Atrial fibrillation identification based on a deep transfer learning approach

Abstract

Objective: Detection of Atrial fibrillation (AF); as a very common cardiac arrhythmia; is a challenging issue because it is often asymptotic. Most of previous studies were based on feature extraction or training CNNs from scratch. Difficulties in finding appropriate features, requiring an expertise for feature extraction and tuning parameters, and needs for a large amount of labeled data are the most drawbacks of previous studies. The transfer learning is a solution for these problems especially in the medical analysis where available data is limited. The main goal of this study is to investigate the ability of transfer learning method for classification ECG signals into normal, AF, other rhythms and noisy classes. Approach: In our analysis, ECG signals have been transformed to 6 s segments images and fed to three well-known pre-trained models (AlexNet, VGG-16, and ResNet-152). Features have been extracted from different layers of the models and used as the inputs of a classifier for AF detection. Then we have compared the best resulting model to proposed models trained from scratch. The proposed method also investigated the impact of models depth. The algorithms have been trained and validated using the public dataset of 2017 Physionet challenge. Main results: The method achieved average accuracy 87.9, and F-score 86.4 on the validation dataset (publicly available dataset).
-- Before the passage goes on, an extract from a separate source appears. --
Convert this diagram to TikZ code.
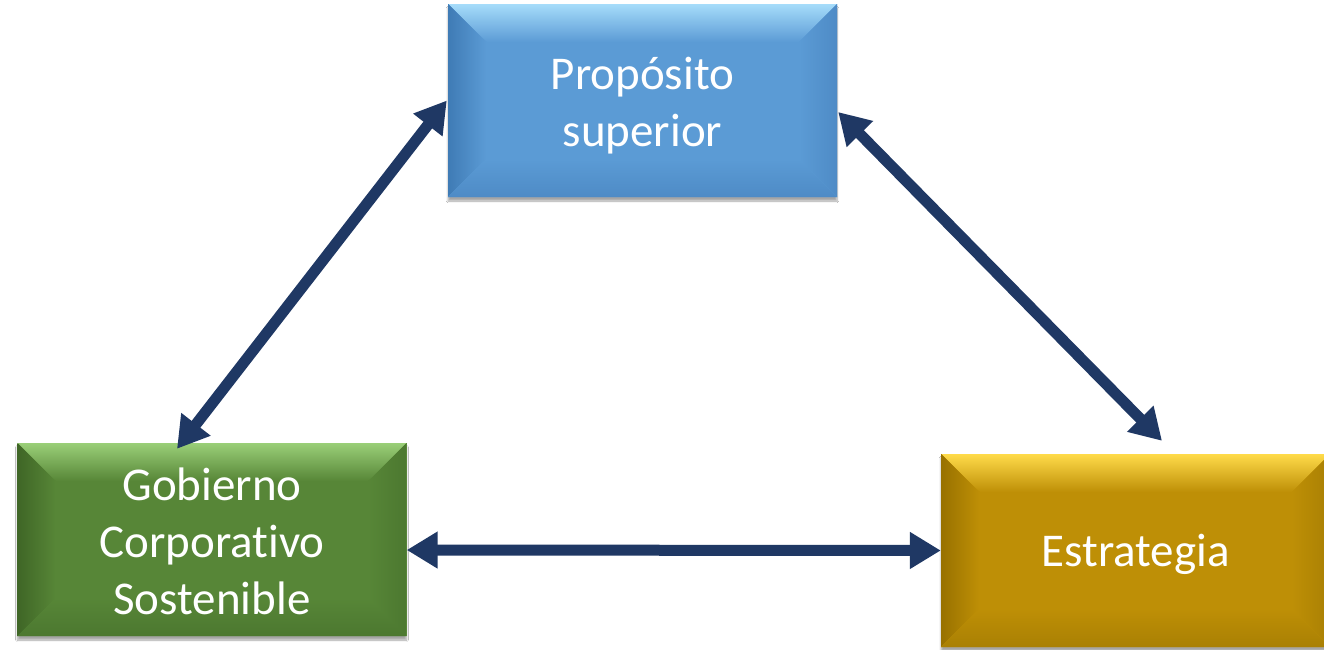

The second level of extracted features has the highest accuracy for all the pre-trained models in our study. Pre-trained AlexNet outperformed full training CNNs evaluated in this study. Significance: It is shown that the transfer learning method yields good accuracy recognition performance even when source and target datasets are completely different. The results show that the transfer learning is a reliable, accurate and low computational method to classify AF from short ECG signals while requires neither feature selection nor heavy processing steps.